While the Chinese hold humility, discipline and academic excellence above all else, the West worships individuality, self-discovery and free speech. The flouting of authority is even glorified in books, films and television – how many Harry Potter books have ended with Dumbledore apologising to Harry and rewarding him for being a rebellious hero? Pupils like Sophie, however, succeed only in proving the adage “knowledge makes humble, ignorance makes proud”. Apparently, the price of classroom order and her own learning are a fair price to pay for the petty thrill of disobeying a teacher.

Of course, the students are being especially outrageous for the cameras, but what is particularly uncomfortable is that viewers will find their opportunistic unruliness sadly unsurprising – we’ve all been through a few lessons taken by a supply teacher, after all. To see it filmed and broadcasted, however, is no less nauseating and frankly embarrassing to us as a society. Putting it in a Chinese way, they lose face for themselves and their country, but it counts for nothing because they don’t care. I was, however, relieved to notice the lack of racial abuse, which I know from experience not to be below British schoolchildren, so I assume that they were warned not to cross that line before filming started.

Mr. Strowger, headmaster of Bohunt School, feels “deepest sympathy” for his students, but it’s the Chinese teachers who are suffering disrespectful pupils and unsupportive parents and staff at one of the top schools in the country.
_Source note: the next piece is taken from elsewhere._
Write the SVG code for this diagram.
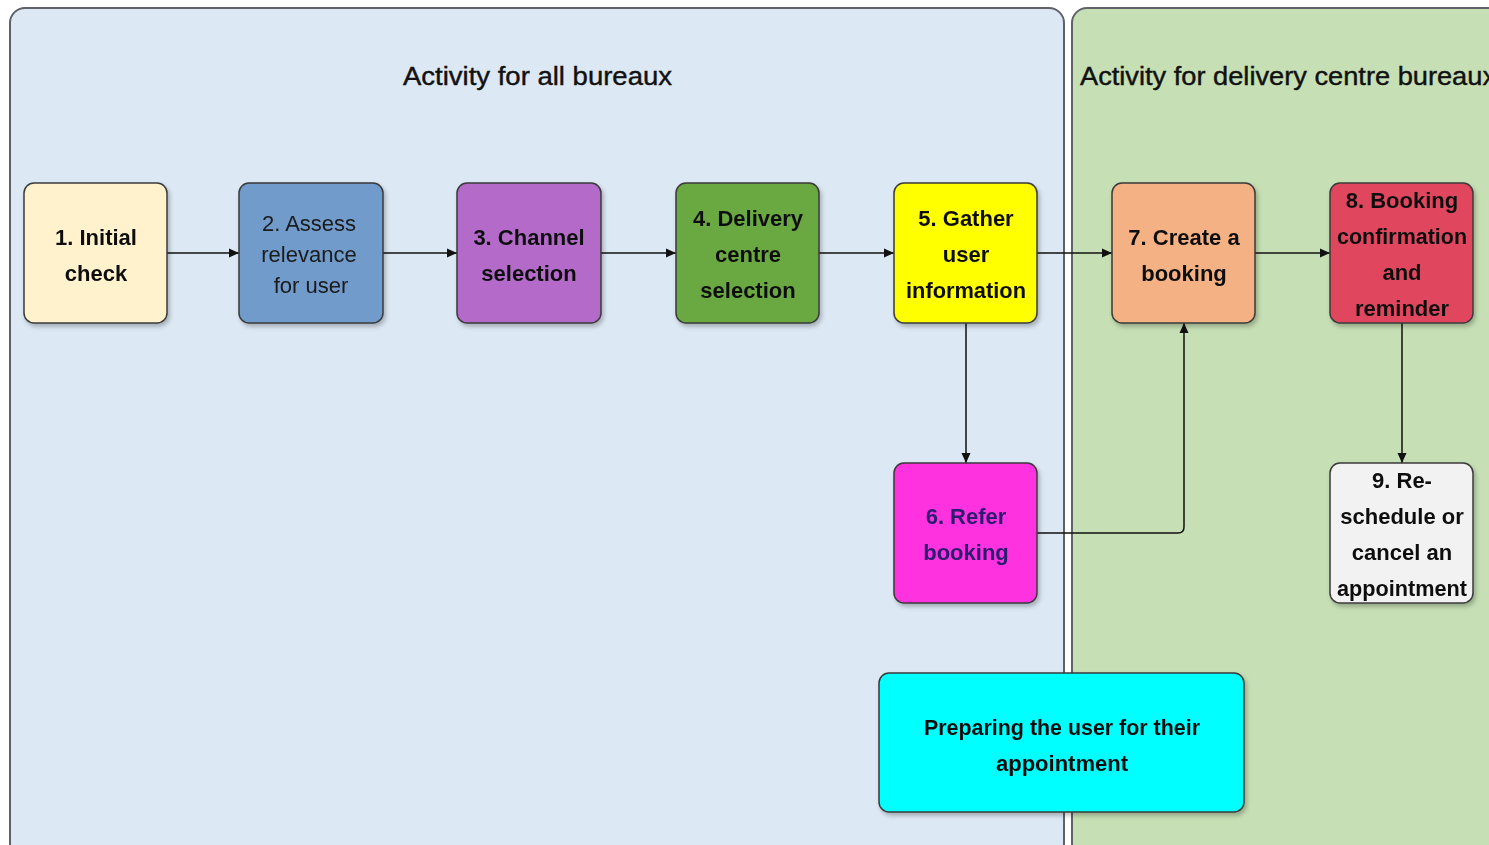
<svg xmlns="http://www.w3.org/2000/svg" width="1489" height="845" viewBox="0 0 1489 845">
<defs>
<style>
.panel{stroke:#5f6368;stroke-width:2}
.node{stroke:#3a3a3a;stroke-width:1.5}
.t{font-family:"Liberation Sans",Arial,sans-serif;font-size:22px;font-weight:bold;fill:#111;text-anchor:middle}
.tr{font-family:"Liberation Sans",Arial,sans-serif;font-size:22px;fill:#1a1a1a;text-anchor:middle}
.title{font-family:"Liberation Sans",Arial,sans-serif;font-size:25px;fill:#111;stroke:#111;stroke-width:0.4}
.conn{stroke:#111;stroke-width:1.5;fill:none}
</style>
<marker id="arr" markerWidth="12" markerHeight="12" refX="10" refY="6" orient="auto" markerUnits="userSpaceOnUse">
<path d="M0,1.5 L10,6 L0,10.5 Z" fill="#111"/>
</marker>
<filter id="sh" x="-10%" y="-10%" width="130%" height="130%">
<feDropShadow dx="2" dy="3" stdDeviation="2" flood-color="#000" flood-opacity="0.25"/>
</filter>
</defs>
<rect width="1489" height="845" fill="#ffffff"/>
<g id="panel-all">
<rect class="panel" x="10" y="8" width="1054" height="850" rx="15" fill="#DCE8F4"/>
<text class="title" x="403" y="85" textLength="269" lengthAdjust="spacingAndGlyphs">Activity for all bureaux</text>
</g>
<g id="panel-delivery">
<rect class="panel" x="1072" y="8" width="440" height="850" rx="15" fill="#C6DFB4"/>
<text class="title" x="1080" y="85" textLength="416" lengthAdjust="spacingAndGlyphs">Activity for delivery centre bureaux</text>
</g>
<g id="connectors">
<line class="conn" x1="167" y1="253" x2="239" y2="253" marker-end="url(#arr)"/>
<line class="conn" x1="383" y1="253" x2="457" y2="253" marker-end="url(#arr)"/>
<line class="conn" x1="601" y1="253" x2="676" y2="253" marker-end="url(#arr)"/>
<line class="conn" x1="819" y1="253" x2="894" y2="253" marker-end="url(#arr)"/>
<line class="conn" x1="1037" y1="253" x2="1112" y2="253" marker-end="url(#arr)"/>
<line class="conn" x1="1255" y1="253" x2="1330" y2="253" marker-end="url(#arr)"/>
<line class="conn" x1="966" y1="323" x2="966" y2="463" marker-end="url(#arr)"/>
<line class="conn" x1="1402" y1="323" x2="1402" y2="463" marker-end="url(#arr)"/>
<path class="conn" d="M1037,533 H1178 Q1184,533 1184,527 V323" marker-end="url(#arr)"/>
</g>
<g id="node1" filter="url(#sh)">
<rect class="node" x="24" y="183" width="143" height="140" rx="10" fill="#FFF2CC"/>
<text class="t" x="96" y="245">1. Initial</text>
<text class="t" x="96" y="281">check</text>
</g>
<g id="node2" filter="url(#sh)">
<rect class="node" x="239" y="183" width="144" height="140" rx="10" fill="#709BCB"/>
<text class="tr" x="309" y="231">2. Assess</text>
<text class="tr" x="309" y="262">relevance</text>
<text class="tr" x="311" y="293">for user</text>
</g>
<g id="node3" filter="url(#sh)">
<rect class="node" x="457" y="183" width="144" height="140" rx="10" fill="#B36BC9"/>
<text class="t" x="529" y="245">3. Channel</text>
<text class="t" x="529" y="281">selection</text>
</g>
<g id="node4" filter="url(#sh)">
<rect class="node" x="676" y="183" width="143" height="140" rx="10" fill="#6AA843"/>
<text class="t" x="748" y="226">4. Delivery</text>
<text class="t" x="748" y="262">centre</text>
<text class="t" x="748" y="298">selection</text>
</g>
<g id="node5" filter="url(#sh)">
<rect class="node" x="894" y="183" width="143" height="140" rx="10" fill="#FFFF00"/>
<text class="t" x="966" y="226">5. Gather</text>
<text class="t" x="966" y="262">user</text>
<text class="t" x="966" y="298" textLength="120" lengthAdjust="spacingAndGlyphs">information</text>
</g>
<g id="node6" filter="url(#sh)">
<rect class="node" x="894" y="463" width="143" height="140" rx="10" fill="#FF33E0"/>
<text class="t" x="966" y="524" style="fill:#2A1B6E">6. Refer</text>
<text class="t" x="966" y="560" style="fill:#2A1B6E">booking</text>
</g>
<g id="node7" filter="url(#sh)">
<rect class="node" x="1112" y="183" width="143" height="140" rx="10" fill="#F4B183"/>
<text class="t" x="1184" y="245">7. Create a</text>
<text class="t" x="1184" y="281">booking</text>
</g>
<g id="node8" filter="url(#sh)">
<rect class="node" x="1330" y="183" width="143" height="140" rx="10" fill="#E0475F"/>
<text class="t" x="1402" y="208">8. Booking</text>
<text class="t" x="1402" y="244" textLength="130" lengthAdjust="spacingAndGlyphs">confirmation</text>
<text class="t" x="1402" y="280">and</text>
<text class="t" x="1402" y="316">reminder</text>
</g>
<g id="node9" filter="url(#sh)">
<rect class="node" x="1330" y="463" width="143" height="140" rx="10" fill="#F2F2F2"/>
<text class="t" x="1402" y="488">9. Re-</text>
<text class="t" x="1402" y="524">schedule or</text>
<text class="t" x="1402" y="560">cancel an</text>
<text class="t" x="1402" y="596" textLength="130" lengthAdjust="spacingAndGlyphs">appointment</text>
</g>
<g id="node-prepare" filter="url(#sh)">
<rect class="node" x="879" y="673" width="365" height="139" rx="10" fill="#00FFFF"/>
<text class="t" x="1062" y="735" textLength="276" lengthAdjust="spacingAndGlyphs">Preparing the user for their</text>
<text class="t" x="1062" y="771">appointment</text>
</g>
</svg>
They want the Chinese school to fail, because it will be funny, because it will prove them right, because it means everything can go on as it has done before – no improvements to be made. When a parent is called in because her son thinks it’s a human right to brew tea in the classroom, she seems to think that education is all just a “damn good laugh”; at a parents’ evening, the Chinese teachers are met with raised eyebrows, pursed lips, and whispers of “why is it all our fault?” These displays of complacency and irresponsibility from some of the parents betray a fundamental flaw in our attitude to bringing up children – it takes both school and family to make a good person.

Documentary or reality show, Chinese School has sparked debate in UK and in China regarding education, family and work ethic. It may produce fabulous grades, but China’s educational climate of corruption and stress that drives some students to success and others to suicide is an extreme we don’t want to aspire to. The more likely solution is a compromise in teaching style as well as a shift in culture towards greater discipline, family involvement and making academic success ‘cool’. Kids have to stop feeling like they have to pretend they put no effort in so as not to be ridiculed for being ‘sad’. It would be interesting to send British teachers to China to teach the children there and see the results, but reality is, Chinese students don’t have the time for ‘experiments’.
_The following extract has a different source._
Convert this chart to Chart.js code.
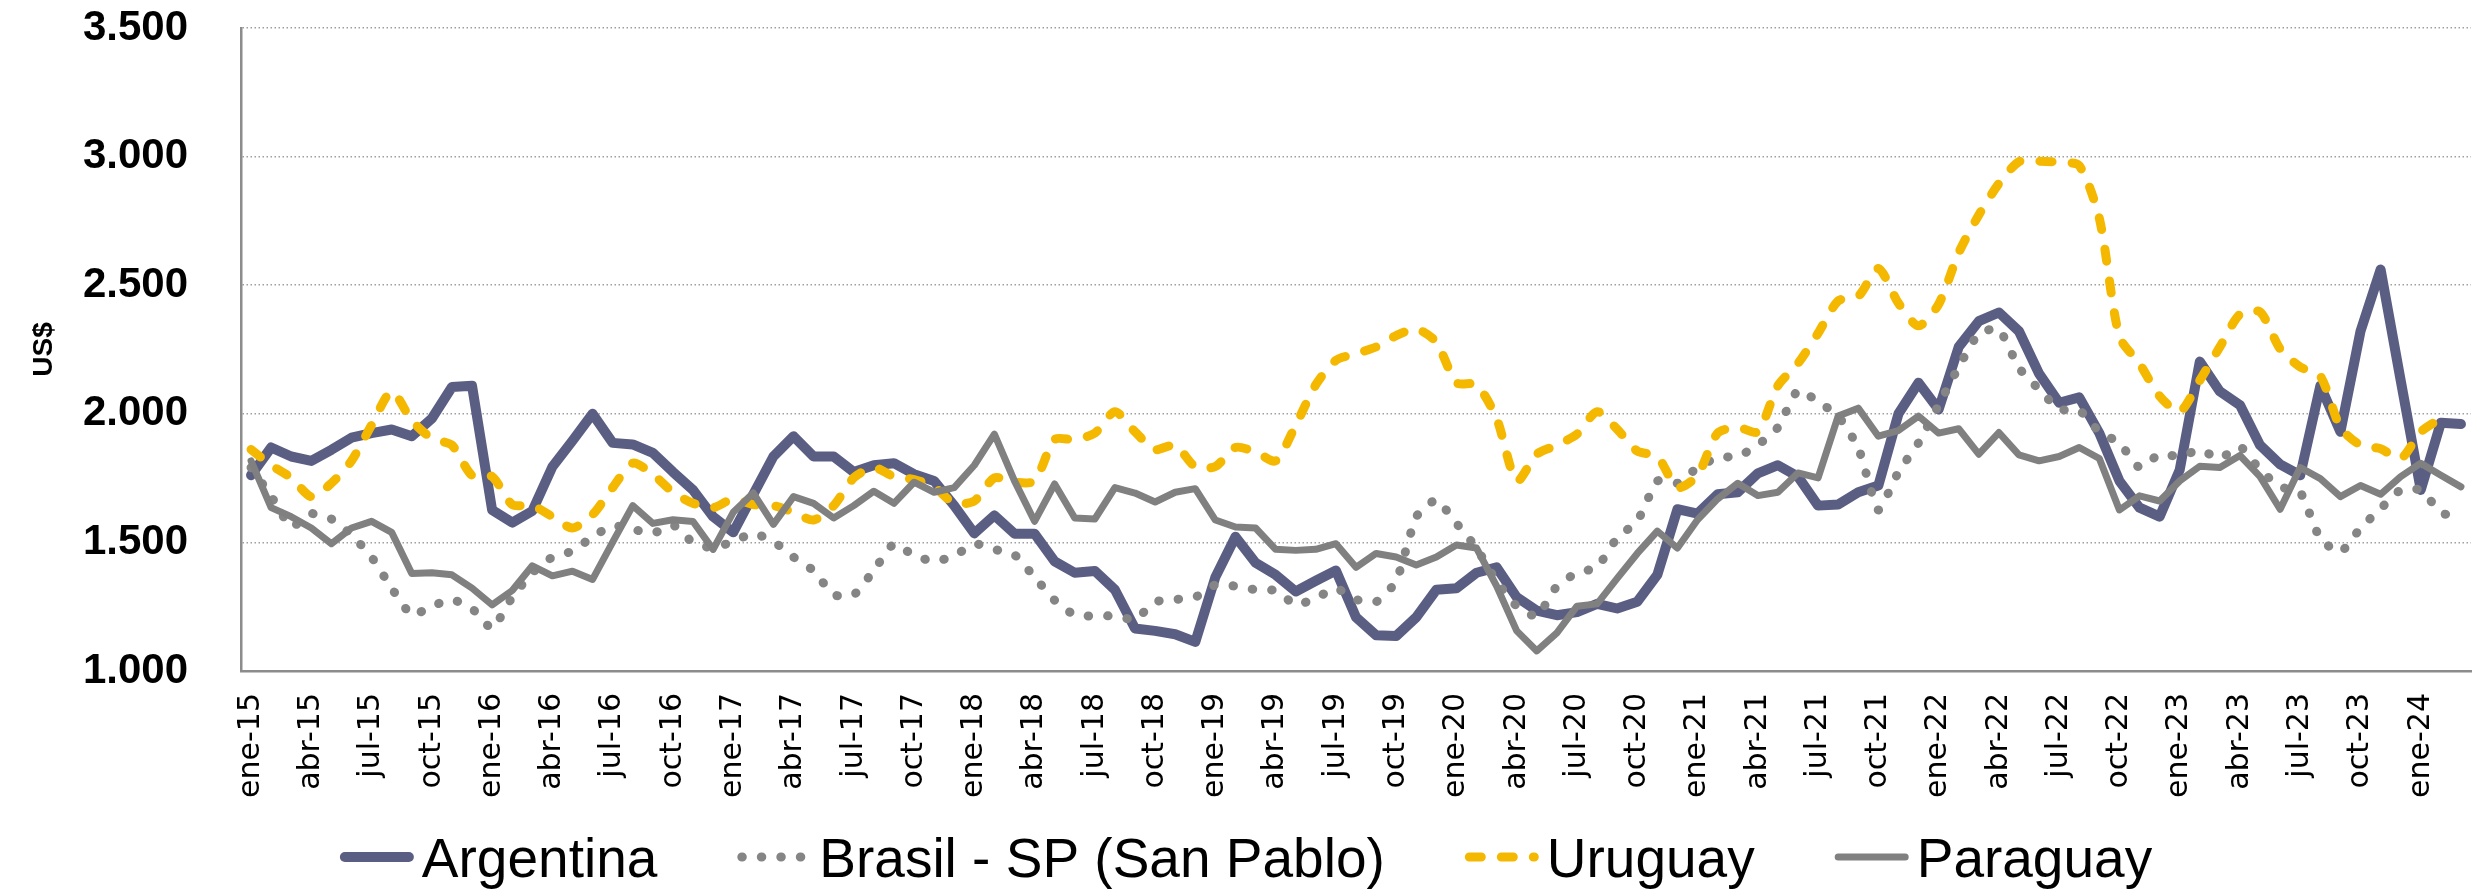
<!DOCTYPE html>
<html>
<head>
<meta charset="utf-8">
<script src="https://cdn.jsdelivr.net/npm/chart.js@4"></script>
<style>
  body { margin: 0; background: #fff; }
  canvas { display: block; }
</style>
</head>
<body>
<canvas id="precioChart" width="2484" height="890"></canvas>
<script>
// monthly series, ene-15 .. mar-24 (US$)
const monthNames = ['ene', 'feb', 'mar', 'abr', 'may', 'jun', 'jul', 'ago', 'sep', 'oct', 'nov', 'dic'];
const years = ['15', '16', '17', '18', '19', '20', '21', '22', '23', '24'];
const lastMonthOf2024 = 3; // data ends in mar-24

const argentina = [
  1761, 1869, 1834, 1817, 1860, 1907, 1925, 1939, 1913, 1982,
  2104, 2109, 1626, 1577, 1622, 1794, 1895, 2000, 1887, 1881,
  1848, 1774, 1704, 1600, 1539, 1687, 1834, 1913, 1834, 1834,
  1774, 1800, 1808, 1765, 1739, 1643, 1535, 1605, 1534, 1534,
  1426, 1382, 1389, 1316, 1165, 1156, 1143, 1113, 1365, 1522,
  1421, 1374, 1309, 1351, 1391, 1209, 1139, 1136, 1209, 1316,
  1322, 1382, 1403, 1287, 1235, 1217, 1229, 1261, 1243, 1269,
  1374, 1629, 1612, 1687, 1695, 1768, 1800, 1756, 1643, 1647,
  1695, 1721, 2000, 2121, 2017, 2260, 2360, 2394, 2321, 2156,
  2043, 2064, 1925, 1739, 1635, 1600, 1782, 2203, 2087, 2034,
  1878, 1803, 1761, 2109, 1930, 2321, 2561, 2130, 1704, 1965,
  1960
];

const brasil = [
  1791, 1680, 1560, 1612, 1591, 1530, 1443, 1322, 1217, 1252,
  1278, 1243, 1165, 1287, 1382, 1443, 1466, 1522, 1565, 1551,
  1535, 1568, 1499, 1478, 1504, 1535, 1504, 1443, 1390, 1296,
  1296, 1391, 1495, 1449, 1426, 1447, 1495, 1473, 1452, 1365,
  1275, 1217, 1214, 1214, 1200, 1269, 1278, 1287, 1335, 1330,
  1316, 1313, 1257, 1283, 1322, 1278, 1269, 1348, 1600, 1666,
  1574, 1478, 1348, 1252, 1212, 1330, 1382, 1403, 1518, 1582,
  1739, 1730, 1791, 1831, 1834, 1878, 1947, 2092, 2048, 1991,
  1869, 1626, 1774, 1887, 2034, 2182, 2313, 2330, 2178, 2095,
  2017, 2014, 1930, 1887, 1791, 1843, 1834, 1860, 1826, 1873,
  1782, 1716, 1695, 1513, 1461, 1556, 1631, 1704, 1704, 1617,
  1591
];

const uruguay = [
  1861, 1800, 1751, 1678, 1730, 1817, 1956, 2087, 1974, 1904,
  1878, 1760, 1756, 1647, 1643, 1600, 1556, 1608, 1713, 1808,
  1765, 1695, 1652, 1635, 1669, 1647, 1643, 1617, 1587, 1643,
  1751, 1791, 1756, 1744, 1716, 1652, 1661, 1751, 1734, 1739,
  1900, 1900, 1925, 2008, 1930, 1861, 1878, 1794, 1795, 1869,
  1852, 1817, 1956, 2113, 2208, 2234, 2260, 2304, 2330, 2278,
  2121, 2113, 1982, 1739, 1843, 1878, 1921, 2008, 1940, 1855,
  1834, 1713, 1761, 1925, 1947, 1930, 2109, 2196, 2313, 2439,
  2457, 2565, 2430, 2342, 2426, 2626, 2773, 2895, 2980, 2982,
  2978, 2965, 2760, 2300, 2195, 2069, 2008, 2130, 2260, 2387,
  2396, 2252, 2182, 2147, 1947, 1878, 1864, 1826, 1930, 1982,
  null
];

const paraguay = [
  1817, 1635, 1600, 1556, 1495, 1556, 1582, 1539, 1379, 1382,
  1374, 1322, 1257, 1313, 1409, 1370, 1388, 1356, 1501, 1643,
  1574, 1588, 1581, 1473, 1617, 1692, 1570, 1678, 1652, 1595,
  1643, 1699, 1652, 1734, 1695, 1713, 1800, 1921, 1739, 1582,
  1727, 1595, 1591, 1713, 1692, 1657, 1695, 1709, 1587, 1560,
  1556, 1473, 1469, 1473, 1495, 1403, 1457, 1443, 1412, 1443,
  1490, 1478, 1330, 1156, 1078, 1148, 1252, 1261, 1360, 1457,
  1544, 1478, 1588, 1669, 1730, 1682, 1695, 1770, 1751, 1991,
  2022, 1913, 1935, 1991, 1925, 1942, 1843, 1927, 1840, 1817,
  1834, 1869, 1826, 1626, 1681, 1661, 1739, 1796, 1791, 1838,
  1756, 1629, 1791, 1748, 1678, 1721, 1687, 1756, 1808, 1761,
  1716
];

const yTicks = { min: 1000, max: 3500, step: 500 };

// build the month labels: ene-15, feb-15, ...
const labels = [];
years.forEach((yy, yi) => {
  const count = yi === years.length - 1 ? lastMonthOf2024 : 12;
  for (let m = 0; m < count; m++) labels.push(monthNames[m] + '-' + yy);
});

// legend drawn under the axis, same look as the lines
const bottomLegend = {
  id: 'bottomLegend',
  afterDraw(chart) {
    const c = chart.ctx;
    const sets = chart.data.datasets;
    const symW = 74, gapIn = 8, gapOut = 80;
    const y = 857;
    c.save();
    c.font = '55px "Liberation Sans", Arial, sans-serif';
    const widths = sets.map(d => symW + gapIn + c.measureText(d.label).width);
    const total = widths.reduce((a, b) => a + b, 0) + gapOut * (sets.length - 1);
    let x = chart.width / 2 + 4 - total / 2;
    sets.forEach((d, i) => {
      const half = d.borderWidth / 2;
      c.beginPath();
      c.lineWidth = d.borderWidth;
      c.strokeStyle = d.borderColor;
      c.lineCap = d.borderCapStyle;
      c.setLineDash(d.borderDash || []);
      c.moveTo(x + half, y);
      c.lineTo(x + symW - half, y);
      c.stroke();
      c.setLineDash([]);
      c.fillStyle = '#000';
      c.textBaseline = 'alphabetic';
      c.fillText(d.label, x + symW + gapIn, y + 20);
      x += widths[i] + gapOut;
    });
    c.restore();
  }
};

const ctx = document.getElementById('precioChart').getContext('2d');
new Chart(ctx, {
  type: 'line',
  data: {
    labels: labels,
    datasets: [
      {
        label: 'Argentina',
        data: argentina,
        borderColor: '#5b5e83',
        borderWidth: 10,
        borderCapStyle: 'round',
        borderJoinStyle: 'round',
        tension: 0,
        order: 4
      },
      {
        label: 'Brasil - SP (San Pablo)',
        data: brasil,
        borderColor: '#858585',
        borderWidth: 9,
        borderDash: [0.5, 19],
        borderCapStyle: 'round',
        borderJoinStyle: 'round',
        tension: 0.15,
        order: 3
      },
      {
        label: 'Uruguay',
        data: uruguay,
        borderColor: '#f5b800',
        borderWidth: 9,
        borderDash: [12, 20],
        borderCapStyle: 'round',
        borderJoinStyle: 'round',
        tension: 0.25,
        order: 2
      },
      {
        label: 'Paraguay',
        data: paraguay,
        borderColor: '#808080',
        borderWidth: 7,
        borderCapStyle: 'round',
        borderJoinStyle: 'round',
        tension: 0,
        order: 1
      }
    ]
  },
  options: {
    responsive: false,
    animation: false,
    devicePixelRatio: 1,
    elements: { point: { radius: 0, hoverRadius: 0 } },
    layout: { padding: { left: 0, right: 13, top: 28, bottom: 79 } },
    plugins: {
      legend: { display: false },
      tooltip: { enabled: false }
    },
    scales: {
      x: {
        offset: true,
        grid: {
          display: true,
          drawOnChartArea: false,
          drawTicks: true,
          tickLength: 22,
          tickColor: 'rgba(0,0,0,0)'
        },
        border: { display: true, color: '#8c8c8c', width: 2.5 },
        ticks: {
          autoSkip: false,
          maxRotation: 90,
          minRotation: 90,
          padding: 0,
          color: '#000',
          font: { family: '"DejaVu Sans", sans-serif', size: 30 },
          // only every third month carries a label
          callback: (value, index) => index % 3 === 0 ? labels[index] : null
        },
        afterFit: scale => { scale.height = 140; }
      },
      y: {
        min: yTicks.min,
        max: yTicks.max,
        grid: {
          color: '#a0a0a0',
          lineWidth: 1.5,
          drawTicks: true,
          tickLength: 53,
          tickColor: 'rgba(0,0,0,0)'
        },
        border: { display: true, color: '#8c8c8c', width: 2.5, dash: [1.5, 2.5] },
        ticks: {
          stepSize: yTicks.step,
          padding: 0,
          color: '#000',
          font: { family: '"Liberation Sans", Arial, sans-serif', size: 42, weight: 'bold' },
          callback: value => (value / 1000).toFixed(3)
        },
        title: {
          display: true,
          text: 'US$',
          color: '#000',
          padding: { top: 27, bottom: 0 },
          font: { family: '"Liberation Sans", Arial, sans-serif', size: 28, weight: 'bold' }
        },
        afterFit: scale => { scale.width = 241; }
      }
    }
  },
  plugins: [bottomLegend]
});
</script>
</body>
</html>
In the series’ final episode, the year nine students of the Chinese School will be tested against their peers to find out what teaching style works better… on students who have otherwise been taught in the British way all their lives. Though the Chinese teachers are set up to fail, their efforts haven’t been futile if they’ve succeeded in showing the country another perspective on our own children. So maybe what’s most important is what you take from Chinese School – will you be simply entertained, or will you learn something? 

The third and final episode of Are Our Kids Tough Enough? Chinese School airs on BBC2 at 9pm on Tuesday 18th August 2015.